C.R.E.A.M. (Carbon Rules Everything Around Me) II
The Bronx, New York
2020
Competition Entry for the ASHRAE Lowdown Showdown with Jason Lackie, Saad Gondal, Manalee Nabar, Kristy Kwong, Claudia Mezey, Matt Dempsey, Mohammad Abbasi

Throughout this century and beyond, New York City will face unprecedented challenges from the anthropogenic climate crisis, and many of the City’s most underserved communities will be disproportionately burdened by climate impacts. Developing healthier, more affordable and resilient residential infrastructure is crucial to ensuring the longevity of the City’s rich social fabric and well-being of its residents. Bronx Community District 3 (BX3), the location of our site, is an area where over 30% of people live below the federal poverty line and over 50% suffer from rent burden. By the 2080’s, city projections indicate that NYC could spend most of summer at or above 90°F, with extreme heat wave events increasing in frequency as climate change impacts mount. Due to residents’ age and income, as well as the area’s tree coverage and extent of hardscape, BX3 is flagged as a high heat vulnerability area.

Our proposed new development at 1764 Vyse Avenue addresses these risks directly, applying a placemaking approach to transform an existing strip mall into a vibrant, walkable community. The centerpiece of the development, the urban square, enhances the existing retail destination and expands access to outdoor space. Ample access to green space is available at the urban square, lobby, podium, and rooftop.

The residential program is split into two towers to permit a narrower floor plate for daylight and ventilation while maintaining an optimal solar orientation. The southern facades of the towers are clad in BIPV, and two PV arrays are located on trellises on the roof, shading the rooftop restaurant and terrace while generating electricity. An additional array is located on the roof of a new garage that replaces the displaced retail mall parking. All bedrooms have operable windows which are recessed on the south side to provide shading. Each living room has a large window that folds down to form a balcony. This feature provides natural ventilation and gives residents a way to connect with the outdoors and each other from their units. Unlike a typical balcony construction, these morphing window balconies can return to a vertical position to become part of the continuous thermal enclosure. The circulation elements are revealed to the exterior and glazed to bring in daylight and ventilation. Enhanced circulation with sufficient daylight and views promotes occupant usage of the stairwells while enhancing safety and resiliency.

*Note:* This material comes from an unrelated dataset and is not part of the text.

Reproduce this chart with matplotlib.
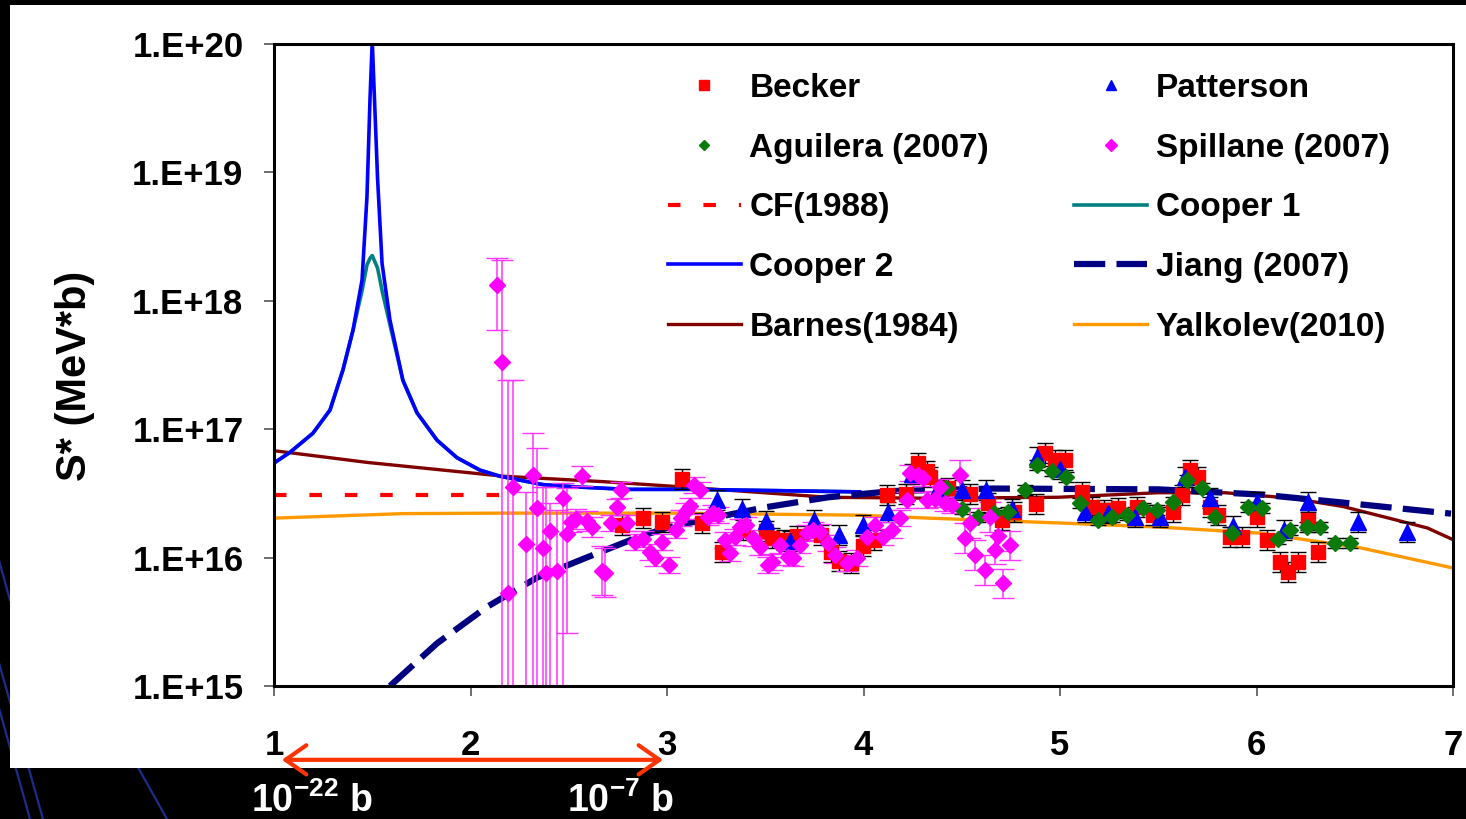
import matplotlib.pyplot as plt
import matplotlib.ticker as mticker
from matplotlib.patches import Rectangle
from matplotlib.lines import Line2D
import numpy as np

plt.rcParams['font.family'] = ['Liberation Sans', 'DejaVu Sans']
plt.rcParams['font.weight'] = 'bold'
plt.rcParams['mathtext.fontset'] = 'custom'
plt.rcParams['mathtext.rm'] = 'Liberation Sans:bold'
plt.rcParams['mathtext.bf'] = 'Liberation Sans:bold'

# DATA
becker_x = [2.771, 2.878, 2.975, 3.076, 3.178, 3.280, 3.387, 3.504, 3.534, 3.595, 3.662, 3.784, 3.835,
            3.875, 3.936, 3.997, 4.053, 4.120, 4.216, 4.277, 4.323, 4.338, 4.430, 4.542, 4.634, 4.705,
            4.766, 4.878, 4.924, 4.975, 5.025, 5.112, 5.163, 5.224, 5.295, 5.392, 5.473, 5.575, 5.621,
            5.662, 5.702, 5.763, 5.804, 5.865, 5.926, 6.003, 6.053, 6.120, 6.160, 6.211, 6.262, 6.313]
becker_y = [1.79e16, 2.03e16, 1.89e16, 4.1e16, 1.86e16, 1.11e16, 1.64e16, 1.61e16, 1.42e16, 1.37e16,
            1.47e16, 1.50e16, 1.11e16, 9.4e15, 9.1e15, 1.23e16, 1.37e16, 3.07e16, 3.13e16, 5.46e16,
            4.72e16, 4.24e16, 3.48e16, 3.13e16, 2.66e16, 1.96e16, 2.27e16, 2.61e16, 6.53e16, 5.75e16,
            5.75e16, 3.24e16, 2.48e16, 2.35e16, 2.43e16, 2.48e16, 2.15e16, 2.27e16, 3.07e16, 4.81e16,
            4.24e16, 2.48e16, 2.15e16, 1.45e16, 1.45e16, 2.07e16, 1.37e16, 9.2e15, 7.7e15, 9.2e15,
            1.96e16, 1.11e16]

patterson_x = [3.254, 3.382, 3.504, 3.626, 3.748, 3.875, 3.997, 4.125, 4.247, 4.374, 4.501, 4.623,
               4.756, 4.883, 5.000, 5.127, 5.244, 5.382, 5.509, 5.636, 5.763, 5.880, 6.003, 6.140,
               6.262, 6.517, 6.766]
patterson_y = [2.81e16, 2.39e16, 1.93e16, 1.35e16, 1.96e16, 1.50e16, 1.79e16, 2.27e16, 4.48e16,
               3.36e16, 3.36e16, 3.36e16, 2.39e16, 6.07e16, 4.90e16, 2.27e16, 2.22e16, 2.07e16,
               2.07e16, 4.24e16, 2.91e16, 1.76e16, 2.71e16, 1.64e16, 2.71e16, 1.89e16, 1.58e16]

aguilera_x = [4.420, 4.501, 4.583, 4.664, 4.735, 4.822, 4.883, 4.959, 5.031, 5.102, 5.193, 5.265,
              5.341, 5.422, 5.494, 5.575, 5.646, 5.723, 5.789, 5.875, 5.957, 6.028, 6.109, 6.170,
              6.257, 6.323, 6.399, 6.476]
aguilera_y = [3.48e16, 2.39e16, 2.07e16, 2.22e16, 2.27e16, 3.36e16, 5.26e16, 4.72e16, 4.24e16,
              2.66e16, 1.96e16, 2.07e16, 2.15e16, 2.43e16, 2.35e16, 2.71e16, 4.02e16, 3.48e16,
              2.07e16, 1.56e16, 2.48e16, 2.43e16, 1.40e16, 1.64e16, 1.73e16, 1.73e16, 1.30e16,
              1.30e16]

# Spillane, low energy points with big error bars (lower and upper ends)
spil_a_x = [2.135, 2.160, 2.191, 2.216, 2.282, 2.318, 2.338, 2.369, 2.384, 2.405, 2.440, 2.471, 2.491]
spil_a_y = [1.33e18, 3.34e17, 5.3e15, 3.55e16, 1.28e16, 4.4e16, 2.43e16, 1.19e16, 7.6e15, 1.61e16,
            7.9e15, 2.91e16, 1.53e16]
spil_a_hi = [2.15e18, 2.08e18, 2.4e17, 2.4e17, 3.24e16, 9.3e16, 7.1e16, 3.55e16, 3.55e16, 2.66e16,
             2.35e16, 3.81e16, 3.48e16]
spil_a_lo = [5.9e17, 5e14, 5e14, 5e14, 5e14, 5e14, 5e14, 5e14, 5e14, 5e14, 5e14, 5e14, 2.6e15]

# Spillane, remaining points (error as a multiplicative factor)
spil_b_x = [2.511, 2.537, 2.567, 2.593, 2.618, 2.669, 2.684, 2.715, 2.746, 2.766, 2.796, 2.837, 2.878,
            2.913, 2.939, 2.975, 3.010, 3.046, 3.071, 3.097, 3.117, 3.137, 3.168, 3.209, 3.234, 3.260,
            3.295, 3.321, 3.346, 3.372, 3.402, 3.438, 3.473, 3.514, 3.534, 3.575, 3.616, 3.641, 3.677,
            3.712, 3.743, 3.779, 3.819, 3.855, 3.916, 3.967, 4.018, 4.059, 4.099, 4.145, 4.186, 4.221,
            4.237, 4.277, 4.303, 4.323, 4.364, 4.389, 4.415, 4.450, 4.491, 4.517, 4.542, 4.567, 4.618,
            4.644, 4.669, 4.684, 4.710, 4.746]
spil_b_y = [1.89e16, 2.0e16, 4.32e16, 1.93e16, 1.73e16, 7.9e15, 7.6e15, 1.86e16, 2.48e16, 3.36e16,
            1.86e16, 1.32e16, 1.40e16, 1.11e16, 9.9e15, 1.32e16, 8.8e15, 1.64e16, 2.03e16, 2.31e16,
            2.52e16, 3.67e16, 3.36e16, 2.07e16, 2.22e16, 2.15e16, 1.37e16, 1.09e16, 1.45e16, 1.73e16,
            1.79e16, 1.42e16, 1.21e16, 8.8e15, 9.2e15, 1.25e16, 1.01e16, 9.9e15, 1.25e16, 1.56e16,
            1.64e16, 1.58e16, 1.30e16, 1.05e16, 9.1e15, 9.9e15, 1.45e16, 1.79e16, 1.45e16, 1.64e16,
            2.03e16, 2.81e16, 4.56e16, 4.4e16, 4.17e16, 2.81e16, 2.86e16, 3.55e16, 2.66e16, 2.57e16,
            4.4e16, 1.42e16, 1.86e16, 1.05e16, 8.0e15, 2.07e16, 1.15e16, 1.47e16, 6.3e15, 1.25e16]
spil_b_err = [1.2] * 5 + [1.55] * 2 + [1.15] * 53 + [1.3] * 10

data_err = 1.2

cf_x = [1.0, 2.17]
cf_y = [3.1e16, 3.1e16]

cooper_x = [1.0, 1.081, 1.198, 1.285, 1.351, 1.402, 1.448, 1.473, 1.489, 1.5, 1.527, 1.55, 1.59,
            1.656, 1.728, 1.83, 1.931, 2.048, 2.15, 2.369, 2.542, 2.796, 3.117, 3.98]
cooper1_y = [5.45e16, 6.6e16, 9.3e16, 1.41e17, 2.9e17, 5.9e17, 1.2e18, 1.9e18, 2.15e18, 2.25e18,
             1.8e18, 1.2e18, 6.5e17, 2.4e17, 1.34e17, 8.2e16, 6.0e16, 4.8e16, 4.3e16, 3.7e16,
             3.55e16, 3.4e16, 3.4e16, 3.25e16]
cooper2_y = [5.45e16, 6.6e16, 9.3e16, 1.41e17, 2.9e17, 5.9e17, 1.45e18, 6.4e18, 3.9e19, 1.05e20,
             9.0e18, 1.95e18, 7.1e17, 2.4e17, 1.34e17, 8.2e16, 6.0e16, 4.8e16, 4.3e16, 3.7e16,
             3.55e16, 3.4e16, 3.4e16, 3.25e16]

jiang_x = [1.59, 1.83, 2.08, 2.34, 2.59, 2.85, 3.02, 3.49, 3.82, 4.15, 4.66, 5.5, 6.02, 6.42, 6.99]
jiang_y = [1.0e15, 2.15e15, 4.1e15, 7.0e15, 1.0e16, 1.44e16, 1.74e16, 2.45e16, 2.95e16, 3.3e16,
           3.45e16, 3.4e16, 3.1e16, 2.7e16, 2.2e16]

barnes_x = [1.0, 1.48, 2.17, 2.68, 3.02, 3.82, 4.33, 4.99, 5.5, 5.84, 6.18, 6.44, 6.69, 6.87, 7.0]
barnes_y = [6.8e16, 5.5e16, 4.3e16, 3.9e16, 3.6e16, 2.95e16, 2.9e16, 2.95e16, 3.2e16, 3.2e16,
            2.9e16, 2.5e16, 2.0e16, 1.7e16, 1.38e16]

yalk_x = [1.0, 1.656, 2.17, 3.02, 3.98, 4.33, 5.0, 5.5, 6.02, 6.53, 7.0]
yalk_y = [2.03e16, 2.2e16, 2.22e16, 2.22e16, 2.14e16, 2.03e16, 1.86e16, 1.73e16, 1.55e16, 1.19e16,
          8.3e15]

x_ticks = [1, 2, 3, 4, 5, 6, 7]


# FIGURE
W, H = 1466, 819
fig = plt.figure(figsize=(W / 100, H / 100), dpi=100, facecolor='black')

# slide decoration: blue diagonal strokes and the white panel
for (xa, ya, xb, yb) in [(-30, 560, 43, 819), (-20, 640, 30, 819), (-40, 420, 10, 600),
                         (100, 700, 167, 819)]:
    fig.add_artist(Line2D([xa / W, xb / W], [1 - ya / H, 1 - yb / H], color='#1c2d8c', lw=1.6,
                          transform=fig.transFigure, zorder=-2))
fig.add_artist(Rectangle((10 / W, 1 - 768 / H), 1456 / W, 763 / H, transform=fig.transFigure,
                         facecolor='white', edgecolor='none', zorder=-1))

ax = fig.add_axes([274 / W, 1 - 686 / H, 1179 / W, 642 / H])
ax.set_yscale('log')
ax.set_xlim(1, 7)
ax.set_ylim(1e15, 1e20)

# model curves
ax.plot(cf_x, cf_y, color='#ff0000', lw=3, dashes=(3, 5.5), label='CF(1988)')
ax.plot(yalk_x, yalk_y, color='#ff9900', lw=2.4, label='Yalkolev(2010)')
ax.plot(barnes_x, barnes_y, color='#800000', lw=2.4, label='Barnes(1984)')
ax.plot(cooper_x, cooper1_y, color='#008080', lw=2.6, label='Cooper 1')
ax.plot(cooper_x, cooper2_y, color='#0000ff', lw=2.6, label='Cooper 2')
ax.plot(jiang_x, jiang_y, color='#000080', lw=4.5, dashes=(5, 1.8), label='Jiang (2007)')

# error bars
by = np.array(becker_y)
ax.errorbar(becker_x, by, yerr=[by - by / data_err, by * data_err - by], fmt='none',
            ecolor='black', elinewidth=1, capsize=6)
py = np.array(patterson_y)
ax.errorbar(patterson_x, py, yerr=[py - py / data_err, py * data_err - py], fmt='none',
            ecolor='black', elinewidth=1, capsize=6)
gy = np.array(aguilera_y)
ax.errorbar(aguilera_x, gy, yerr=[gy - gy / 1.1, gy * 1.1 - gy], fmt='none',
            ecolor='black', elinewidth=1, capsize=6)
sa = np.array(spil_a_y)
ax.errorbar(spil_a_x, sa, yerr=[sa - np.array(spil_a_lo), np.array(spil_a_hi) - sa], fmt='none',
            ecolor='#ff33ff', elinewidth=1.1, capsize=8)
sb = np.array(spil_b_y)
sf = np.array(spil_b_err)
ax.errorbar(spil_b_x, sb, yerr=[sb - sb / sf, sb * sf - sb], fmt='none',
            ecolor='#ff33ff', elinewidth=1.1, capsize=8)

# data points
ax.plot(becker_x, becker_y, 's', color='#ff0000', ms=10, ls='none', label='Becker')
ax.plot(patterson_x, patterson_y, '^', color='#0000ff', ms=11, ls='none', label='Patterson')
ax.plot(aguilera_x, aguilera_y, 'D', color='#0a7a0a', ms=8, ls='none', label='Aguilera (2007)')
ax.plot(spil_a_x + spil_b_x, spil_a_y + spil_b_y, 'D', color='#ff00ff', ms=8.5, ls='none',
        label='Spillane (2007)')

handles, labels = ax.get_legend_handles_labels()
lookup = dict(zip(labels, handles))
order = ['Becker', 'Aguilera (2007)', 'CF(1988)', 'Cooper 2', 'Barnes(1984)',
         'Patterson', 'Spillane (2007)', 'Cooper 1', 'Jiang (2007)', 'Yalkolev(2010)']
ax.legend([lookup[k] for k in order], order, loc='upper left', bbox_to_anchor=(0.334, 0.955),
          ncol=2, frameon=False, fontsize=24, handlelength=2.2, handletextpad=0.25,
          columnspacing=2.55, labelspacing=0.86, markerscale=0.7, borderpad=0, borderaxespad=0)

# axes styling
for s in ax.spines.values():
    s.set_linewidth(2.2)
ax.yaxis.set_minor_locator(mticker.NullLocator())
ax.yaxis.set_major_formatter(mticker.FuncFormatter(lambda v, p: '1.E+%d' % int(round(np.log10(v)))))
ax.set_xticks(x_ticks)
ax.tick_params(axis='both', direction='out', length=7, width=1.2, color='#555555', labelsize=25)
ax.tick_params(axis='y', pad=15)
ax.tick_params(axis='x', pad=24)
fig.text(75 / W, 1 - 376 / H, 'S* (MeV*b)', rotation=90, ha='center', va='center', fontsize=30,
         fontweight='bold', color='black')

# energy range arrow under the axis
ax.annotate('', xy=(2.98, -0.115), xytext=(1.04, -0.115), xycoords=('data', 'axes fraction'),
            arrowprops=dict(arrowstyle='<->,head_length=0.5,head_width=0.35', color='#ff3300',
                            lw=3, mutation_scale=30, shrinkA=0, shrinkB=0),
            annotation_clip=False)
fig.text(312 / W, 1 - 801 / H, r'10$^{-22}$ b', color='white', fontsize=27, ha='center', va='center')
fig.text(620 / W, 1 - 801 / H, r'10$^{-7}$ b', color='white', fontsize=27, ha='center', va='center')

fig.savefig('out.png', dpi=100, facecolor=fig.get_facecolor())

Our project optimizes our site generation and storage to shift electric demand, drawing power from the grid during periods where the carbon cost is lowest and utilizing stored energy when carbon cost is higher. This approach reduces the carbon emissions associated with electric usage. The project intends to enroll in the City’s Water Conservation and Reuse Grant and Comprehensive Water Reuse Programs to help fund the installation of an advanced water reclamation system to conserve water resources and reduce stress on municipal water infrastructure.